For this I tried to experiment with a research paper. The research paper was as follows:

But I found that the pivoting algorithm’s time complexity was a big bottleneck. So I designed my own pivoting algorithm. I explain that algorithm.

         First S1 scenarios were chosen randomly from the collection of S2 scenarios

         A distance matrix was calculated which represented distance of each scenario with the other scenario. The matrix size was S1 X S1

         For each scenario the farthest distance was taken, hence we had S1 farthest distances.

         Among these S1 farthest distances the least one was chosen with its scenario. Let this distance be D. This scenario gives us an approximate idea about the center.

         Starting with this scenario as the first pivot, find another scenario which is at least D*alpha distance away from the first pivot and call this as second pivot.
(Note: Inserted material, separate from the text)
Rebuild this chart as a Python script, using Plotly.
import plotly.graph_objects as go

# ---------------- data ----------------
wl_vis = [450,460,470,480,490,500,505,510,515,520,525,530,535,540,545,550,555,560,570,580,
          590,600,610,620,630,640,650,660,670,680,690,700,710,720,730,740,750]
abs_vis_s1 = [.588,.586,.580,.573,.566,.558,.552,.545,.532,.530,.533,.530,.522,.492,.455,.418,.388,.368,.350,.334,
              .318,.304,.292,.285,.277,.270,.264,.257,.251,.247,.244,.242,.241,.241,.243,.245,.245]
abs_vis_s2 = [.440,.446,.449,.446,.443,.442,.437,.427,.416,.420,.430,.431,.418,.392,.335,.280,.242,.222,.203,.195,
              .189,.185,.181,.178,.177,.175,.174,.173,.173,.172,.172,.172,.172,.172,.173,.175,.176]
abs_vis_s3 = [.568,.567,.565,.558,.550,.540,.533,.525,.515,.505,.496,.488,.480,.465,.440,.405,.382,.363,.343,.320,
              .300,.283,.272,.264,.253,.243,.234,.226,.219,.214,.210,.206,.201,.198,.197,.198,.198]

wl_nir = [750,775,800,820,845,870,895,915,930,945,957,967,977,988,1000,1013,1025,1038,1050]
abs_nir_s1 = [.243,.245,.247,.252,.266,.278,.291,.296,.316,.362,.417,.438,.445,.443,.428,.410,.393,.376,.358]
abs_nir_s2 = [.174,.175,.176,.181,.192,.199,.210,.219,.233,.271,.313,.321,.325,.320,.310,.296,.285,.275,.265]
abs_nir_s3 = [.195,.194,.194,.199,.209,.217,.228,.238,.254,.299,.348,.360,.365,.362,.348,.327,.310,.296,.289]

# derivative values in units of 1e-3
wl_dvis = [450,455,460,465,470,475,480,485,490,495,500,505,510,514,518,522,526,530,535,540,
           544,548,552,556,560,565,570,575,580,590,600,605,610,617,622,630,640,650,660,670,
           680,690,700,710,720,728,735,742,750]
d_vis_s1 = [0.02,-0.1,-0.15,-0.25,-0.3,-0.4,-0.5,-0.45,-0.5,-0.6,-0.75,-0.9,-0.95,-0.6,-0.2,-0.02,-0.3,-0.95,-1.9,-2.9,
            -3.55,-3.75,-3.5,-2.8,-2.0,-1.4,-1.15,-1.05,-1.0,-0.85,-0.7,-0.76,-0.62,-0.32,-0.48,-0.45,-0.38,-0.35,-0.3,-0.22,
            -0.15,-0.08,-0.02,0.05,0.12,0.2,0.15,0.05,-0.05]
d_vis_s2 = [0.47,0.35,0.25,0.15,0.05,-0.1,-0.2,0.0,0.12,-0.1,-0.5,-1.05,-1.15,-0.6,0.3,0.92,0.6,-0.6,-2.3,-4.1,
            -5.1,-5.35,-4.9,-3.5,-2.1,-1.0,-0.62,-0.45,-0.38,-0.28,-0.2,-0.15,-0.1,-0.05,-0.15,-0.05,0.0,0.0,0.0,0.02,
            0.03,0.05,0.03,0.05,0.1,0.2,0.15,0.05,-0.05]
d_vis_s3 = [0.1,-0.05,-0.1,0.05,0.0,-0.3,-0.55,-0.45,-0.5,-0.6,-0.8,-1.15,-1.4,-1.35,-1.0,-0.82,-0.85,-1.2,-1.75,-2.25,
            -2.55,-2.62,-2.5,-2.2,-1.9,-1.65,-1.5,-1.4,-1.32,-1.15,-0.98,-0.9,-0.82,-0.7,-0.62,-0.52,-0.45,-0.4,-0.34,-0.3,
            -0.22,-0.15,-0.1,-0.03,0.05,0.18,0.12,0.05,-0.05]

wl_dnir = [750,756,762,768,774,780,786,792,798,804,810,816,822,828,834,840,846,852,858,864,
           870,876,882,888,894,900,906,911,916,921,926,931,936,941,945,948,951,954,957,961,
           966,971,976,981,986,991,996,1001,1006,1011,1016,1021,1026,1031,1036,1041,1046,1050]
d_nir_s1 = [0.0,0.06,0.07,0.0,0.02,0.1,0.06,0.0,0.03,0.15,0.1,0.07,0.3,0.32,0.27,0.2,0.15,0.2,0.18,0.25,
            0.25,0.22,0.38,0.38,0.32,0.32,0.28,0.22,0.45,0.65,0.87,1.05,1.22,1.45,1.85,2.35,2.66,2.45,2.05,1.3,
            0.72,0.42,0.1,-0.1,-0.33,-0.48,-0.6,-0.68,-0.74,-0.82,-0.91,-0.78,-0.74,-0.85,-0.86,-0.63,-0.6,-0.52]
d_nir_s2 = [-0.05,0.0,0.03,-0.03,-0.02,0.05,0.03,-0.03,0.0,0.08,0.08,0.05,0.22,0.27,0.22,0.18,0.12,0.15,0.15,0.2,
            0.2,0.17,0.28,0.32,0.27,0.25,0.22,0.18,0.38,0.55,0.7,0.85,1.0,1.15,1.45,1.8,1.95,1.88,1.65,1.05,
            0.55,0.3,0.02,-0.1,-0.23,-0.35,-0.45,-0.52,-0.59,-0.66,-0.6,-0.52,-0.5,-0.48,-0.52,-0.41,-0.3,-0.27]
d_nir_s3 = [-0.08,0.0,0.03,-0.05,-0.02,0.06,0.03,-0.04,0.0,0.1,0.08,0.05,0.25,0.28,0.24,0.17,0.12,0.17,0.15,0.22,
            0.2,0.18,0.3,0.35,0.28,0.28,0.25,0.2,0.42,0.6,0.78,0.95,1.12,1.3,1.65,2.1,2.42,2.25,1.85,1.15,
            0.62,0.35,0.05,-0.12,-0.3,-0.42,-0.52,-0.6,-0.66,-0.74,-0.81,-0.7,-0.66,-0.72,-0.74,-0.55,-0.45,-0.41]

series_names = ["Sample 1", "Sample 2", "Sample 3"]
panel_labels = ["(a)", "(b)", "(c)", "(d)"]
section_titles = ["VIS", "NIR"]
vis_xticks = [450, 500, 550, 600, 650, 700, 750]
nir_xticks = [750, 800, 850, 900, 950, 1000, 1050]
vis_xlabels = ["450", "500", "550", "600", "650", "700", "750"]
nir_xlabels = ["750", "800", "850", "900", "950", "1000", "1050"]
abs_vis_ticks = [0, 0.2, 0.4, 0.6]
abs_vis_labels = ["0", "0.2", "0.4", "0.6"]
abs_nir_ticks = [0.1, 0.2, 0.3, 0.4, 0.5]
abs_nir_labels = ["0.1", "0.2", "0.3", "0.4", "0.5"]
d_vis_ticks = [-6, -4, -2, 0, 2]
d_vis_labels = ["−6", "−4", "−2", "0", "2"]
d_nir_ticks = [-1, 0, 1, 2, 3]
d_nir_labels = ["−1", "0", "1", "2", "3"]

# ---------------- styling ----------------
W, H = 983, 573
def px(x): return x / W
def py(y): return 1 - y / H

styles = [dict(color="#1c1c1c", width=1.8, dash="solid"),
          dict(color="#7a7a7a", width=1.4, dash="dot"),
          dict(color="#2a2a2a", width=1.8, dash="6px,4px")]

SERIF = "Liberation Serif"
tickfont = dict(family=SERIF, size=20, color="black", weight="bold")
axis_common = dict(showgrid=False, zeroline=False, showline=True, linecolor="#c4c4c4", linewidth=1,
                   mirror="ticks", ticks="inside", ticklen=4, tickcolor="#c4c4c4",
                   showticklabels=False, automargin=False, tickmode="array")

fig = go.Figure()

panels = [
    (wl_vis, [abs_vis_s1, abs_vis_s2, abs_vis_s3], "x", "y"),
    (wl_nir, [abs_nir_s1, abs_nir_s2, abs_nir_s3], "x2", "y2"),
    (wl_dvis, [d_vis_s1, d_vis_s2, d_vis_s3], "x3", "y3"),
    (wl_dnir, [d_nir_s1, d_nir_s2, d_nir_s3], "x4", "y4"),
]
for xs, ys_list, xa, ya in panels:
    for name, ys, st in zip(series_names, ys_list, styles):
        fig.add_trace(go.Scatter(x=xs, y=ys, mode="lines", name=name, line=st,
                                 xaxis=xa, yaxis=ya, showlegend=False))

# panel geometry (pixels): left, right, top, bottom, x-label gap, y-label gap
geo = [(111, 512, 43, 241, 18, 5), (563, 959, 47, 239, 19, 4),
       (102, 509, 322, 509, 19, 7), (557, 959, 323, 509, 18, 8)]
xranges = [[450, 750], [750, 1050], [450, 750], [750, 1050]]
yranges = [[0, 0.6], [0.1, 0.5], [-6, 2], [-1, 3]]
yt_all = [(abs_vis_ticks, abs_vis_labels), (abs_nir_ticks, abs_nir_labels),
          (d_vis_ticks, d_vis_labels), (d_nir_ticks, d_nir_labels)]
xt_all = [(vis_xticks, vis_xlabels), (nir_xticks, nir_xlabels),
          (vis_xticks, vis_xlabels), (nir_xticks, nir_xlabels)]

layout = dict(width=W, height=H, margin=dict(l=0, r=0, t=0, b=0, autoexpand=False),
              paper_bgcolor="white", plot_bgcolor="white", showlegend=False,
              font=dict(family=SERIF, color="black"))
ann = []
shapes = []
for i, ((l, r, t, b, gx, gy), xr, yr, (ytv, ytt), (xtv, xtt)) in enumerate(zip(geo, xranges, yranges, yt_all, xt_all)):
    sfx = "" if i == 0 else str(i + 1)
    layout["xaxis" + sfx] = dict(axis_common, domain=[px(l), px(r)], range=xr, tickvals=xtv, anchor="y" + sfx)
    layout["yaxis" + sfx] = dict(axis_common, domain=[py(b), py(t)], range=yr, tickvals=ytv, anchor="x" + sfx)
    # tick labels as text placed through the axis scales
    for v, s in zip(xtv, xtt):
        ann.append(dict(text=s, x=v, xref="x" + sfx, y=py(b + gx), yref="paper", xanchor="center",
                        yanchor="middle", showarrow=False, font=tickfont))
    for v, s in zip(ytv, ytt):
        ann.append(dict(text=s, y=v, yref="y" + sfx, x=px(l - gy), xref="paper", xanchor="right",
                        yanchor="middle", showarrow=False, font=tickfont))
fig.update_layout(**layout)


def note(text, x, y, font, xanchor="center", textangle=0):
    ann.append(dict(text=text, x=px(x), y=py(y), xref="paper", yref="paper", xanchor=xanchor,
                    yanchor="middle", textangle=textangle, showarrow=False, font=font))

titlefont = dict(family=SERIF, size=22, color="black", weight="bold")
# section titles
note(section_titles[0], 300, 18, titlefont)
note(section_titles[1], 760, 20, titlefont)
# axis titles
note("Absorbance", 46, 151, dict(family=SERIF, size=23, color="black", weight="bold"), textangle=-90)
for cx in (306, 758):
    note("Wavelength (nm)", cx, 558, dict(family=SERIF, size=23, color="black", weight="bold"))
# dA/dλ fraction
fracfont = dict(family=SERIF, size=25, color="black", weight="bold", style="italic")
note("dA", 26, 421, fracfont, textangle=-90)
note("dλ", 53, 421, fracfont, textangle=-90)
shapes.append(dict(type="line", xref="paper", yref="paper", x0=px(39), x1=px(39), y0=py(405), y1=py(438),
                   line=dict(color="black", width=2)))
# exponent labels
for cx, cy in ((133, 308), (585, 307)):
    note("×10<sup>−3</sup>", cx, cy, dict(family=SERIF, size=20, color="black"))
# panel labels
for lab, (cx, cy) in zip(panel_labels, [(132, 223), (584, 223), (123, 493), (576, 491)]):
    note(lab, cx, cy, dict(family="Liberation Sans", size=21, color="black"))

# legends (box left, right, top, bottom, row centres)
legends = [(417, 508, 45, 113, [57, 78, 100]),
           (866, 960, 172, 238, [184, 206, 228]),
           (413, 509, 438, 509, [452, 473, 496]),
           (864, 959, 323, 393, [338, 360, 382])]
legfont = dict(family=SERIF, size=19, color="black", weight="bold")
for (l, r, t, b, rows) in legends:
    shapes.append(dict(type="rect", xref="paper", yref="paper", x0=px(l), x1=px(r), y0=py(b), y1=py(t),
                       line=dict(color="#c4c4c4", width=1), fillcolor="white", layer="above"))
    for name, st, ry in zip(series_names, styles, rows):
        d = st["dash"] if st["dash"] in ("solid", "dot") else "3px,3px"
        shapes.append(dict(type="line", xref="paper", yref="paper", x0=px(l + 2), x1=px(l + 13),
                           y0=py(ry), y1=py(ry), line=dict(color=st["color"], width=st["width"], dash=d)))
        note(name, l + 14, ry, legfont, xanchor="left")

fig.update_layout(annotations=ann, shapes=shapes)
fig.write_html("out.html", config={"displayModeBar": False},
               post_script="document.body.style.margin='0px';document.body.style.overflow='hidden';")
Here alpha is any number less than one, greater the value of alpha less the resulting number of scenarios.

          Now we find third scenario which is at least D distance away from the first two pivots and call it third pivot.
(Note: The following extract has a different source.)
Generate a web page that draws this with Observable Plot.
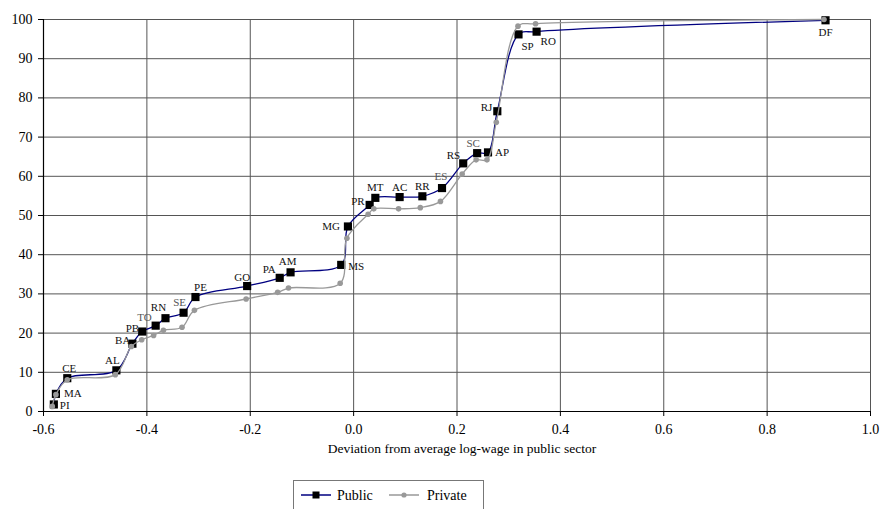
<!DOCTYPE html>
<html>
<head>
<meta charset="utf-8">
<script src="https://cdn.jsdelivr.net/npm/d3@7"></script>
<script src="https://cdn.jsdelivr.net/npm/@observablehq/plot@0.6"></script>
<style>
  html, body { margin: 0; padding: 0; background: #fff; }
  #wrap { position: relative; width: 882px; height: 509px; overflow: hidden; font-family: "Liberation Serif", "Times New Roman", Tinos, "DejaVu Serif", serif; }
  #wrap svg text { font-family: "Liberation Serif", "Times New Roman", Tinos, "DejaVu Serif", serif; }
  #legend { position: absolute; left: 293px; top: 480px; width: 191px; height: 40px; border: 1px solid #777; box-sizing: border-box; background: #fff; }
  #legend svg { display: block; }
</style>
</head>
<body>
<div id="wrap"></div>
<script>
// State codes (ordered along the curve)
const codes = ["PI","MA","CE","AL","BA","PB","TO","RN","SE","PE","GO","PA","AM","MS","MG","PR","MT","AC","RR","ES","RS","SC","AP","RJ","SP","RO","DF"];
// Public series
const publicX = [-0.580,-0.576,-0.554,-0.459,-0.428,-0.409,-0.383,-0.364,-0.329,-0.306,-0.206,-0.143,-0.122,-0.024,-0.011,0.031,0.042,0.089,0.133,0.171,0.212,0.239,0.260,0.278,0.319,0.354,0.913];
const publicY = [1.8,4.5,8.5,10.5,17.3,20.4,21.9,23.8,25.2,29.2,32.0,34.1,35.5,37.4,47.2,52.7,54.5,54.7,54.9,57.0,63.3,65.9,66.1,76.6,96.2,96.9,99.8];
// Private series
const privateX = [-0.583,-0.576,-0.554,-0.461,-0.430,-0.410,-0.387,-0.368,-0.332,-0.308,-0.208,-0.147,-0.126,-0.026,-0.013,0.028,0.039,0.087,0.129,0.168,0.210,0.237,0.258,0.276,0.318,0.352,0.910];
const privateY = [1.3,4.3,8.1,9.4,16.6,18.3,19.4,20.7,21.5,25.8,28.7,30.4,31.5,32.7,44.2,50.3,51.7,51.7,52.0,53.6,60.6,64.2,64.2,73.8,98.3,98.9,100.0];
// Tick labels
const xTicks = [-0.6,-0.4,-0.2,0.0,0.2,0.4,0.6,0.8,1.0];
const yTicks = [0,10,20,30,40,50,60,70,80,90,100];
const xLabel = "Deviation from average log-wage in public sector";
const seriesNames = ["Public","Private"];

// Label placement (layout only): [dx, dy, anchor]
const labelPlace = {
  PI:[6,1,"start"], MA:[8,0,"start"], CE:[2,-10,"middle"], AL:[-4,-10,"middle"],
  BA:[-2,-3,"end"], PB:[-3,-3,"end"], TO:[-4,-8,"end"], RN:[-7,-11,"middle"],
  SE:[-4,-10,"middle"], PE:[5,-10,"middle"], GO:[-5,-9,"middle"], PA:[-4,-8,"end"],
  AM:[-3,-11,"middle"], MS:[7,2,"start"], MG:[-8,0,"end"], PR:[-5,-3,"end"],
  MT:[0,-10,"middle"], AC:[0,-10,"middle"], RR:[0,-10,"middle"], ES:[-1,-12,"middle"],
  RS:[-3,-8,"end"], SC:[-4,-10,"middle"], AP:[7,0,"start"], RJ:[-5,-4,"end"],
  SP:[9,12,"middle"], RO:[4,10,"start"], DF:[0,12,"middle"]
};
const lightLabels = new Set(["TO","SE","ES","SC"]);

const pub = codes.map((c, i) => ({code: c, x: publicX[i], y: publicY[i]}));
const priv = codes.map((c, i) => ({code: c, x: privateX[i], y: privateY[i]}));

// dx/dy are constant per mark in Plot, so each label is its own text mark
const labelEach = pub.map(d => {
  const [dx, dy, anchor] = labelPlace[d.code];
  return Plot.text([d], {
    x: "x", y: "y", text: "code", textAnchor: anchor, dx, dy,
    fontSize: 11, fill: lightLabels.has(d.code) ? "#555" : "#111"
  });
});

const serif = "'Liberation Serif', 'Times New Roman', Tinos, 'DejaVu Serif', serif";

const chart = Plot.plot({
  width: 882,
  height: 478,
  marginLeft: 43,
  marginRight: 12,
  marginTop: 19,
  marginBottom: 67,
  style: {fontFamily: serif, fontSize: "14px", background: "white", color: "#000"},
  x: {domain: [-0.6, 1.0]},
  y: {domain: [0, 100]},
  marks: [
    Plot.gridX(xTicks, {stroke: "#555", strokeOpacity: 1}),
    Plot.gridY(yTicks, {stroke: "#555", strokeOpacity: 1}),
    Plot.ruleX([-0.6], {stroke: "#000", strokeWidth: 1.2}),
    Plot.ruleY([0], {stroke: "#000", strokeWidth: 1.2}),
    Plot.axisX({ticks: xTicks, tickSize: 5, tickPadding: 8, tickFormat: d => d.toFixed(1), label: null, fontSize: 14}),
    Plot.axisY({ticks: yTicks, tickSize: 5, tickPadding: 6, label: null, fontSize: 14}),
    Plot.text([xLabel], {frameAnchor: "bottom", dx: 5, dy: 41, fontSize: 13.5, fill: "#000"}),
    Plot.line(pub, {x: "x", y: "y", stroke: "#000080", strokeWidth: 1.3, curve: "catmull-rom"}),
    Plot.dot(pub, {x: "x", y: "y", symbol: "square", r: 4.6, fill: "#000", stroke: "none"}),
    Plot.line(priv, {x: "x", y: "y", stroke: "#999", strokeWidth: 1.3, curve: "catmull-rom"}),
    Plot.dot(priv, {x: "x", y: "y", r: 2.8, fill: "#999", stroke: "none"}),
    ...labelEach
  ]
});

const wrap = document.getElementById("wrap");
wrap.appendChild(chart);

// Legend below the chart
const legend = document.createElement("div");
legend.id = "legend";
legend.innerHTML = `
<svg width="191" height="40" style="font-size:14px">
  <line x1="7" x2="37" y1="14" y2="14" stroke="#000080" stroke-width="1.5"/>
  <rect x="18.5" y="10.5" width="7" height="7" fill="#000"/>
  <text x="43" y="18.5" fill="#000">${seriesNames[0]}</text>
  <line x1="95" x2="125" y1="14" y2="14" stroke="#999" stroke-width="1.5"/>
  <circle cx="110" cy="14" r="2.6" fill="#999"/>
  <text x="133" y="18.5" fill="#000">${seriesNames[1]}</text>
</svg>`;
wrap.appendChild(legend);
</script>
</body>
</html>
         Hence we find the Nth scenario which is at least D distance from the preceding N-1 pivots.

         We carry out this proves till the end. Depending on the size of alpha we will have the numbers of scenarios.

         After the pivots are formed we map S2 scenarios on them and assign the probabilities as per the number of scenarios mapped to them.

 For the experimentation purpose I used S2 = 5000 and S1 = 2000. But we can play around with values of S1 and alpha.

 How I compared the results

 I calculate the VaRs associated with the S2 scenarios and compared with the VaR associated with the sampled scenarios.

 The algorithm is excellent in the tail cases reason being

 How : There is minimum error in VaR 99.99 in comparison to VaR 95.

 Why : The reason is that while making pivots we do not prune the universe. We make the pivots out of all the given scenarios. Also we do not remove the pivots that have very less number of scenarios mapped to them.

Hence we include all the extreme cases.

Also this way it is easy to figure out why there is more error in 95 %ile case as compared to the 99.99% case. As in the VaR 95%ile case, there are scenarios which are the dispersed ones and hence might be being compared with the ones who are not as similar to them.

But as the extreme scenarios are unique, lesser in number and above all that are not pruned hence we find minimum error in them.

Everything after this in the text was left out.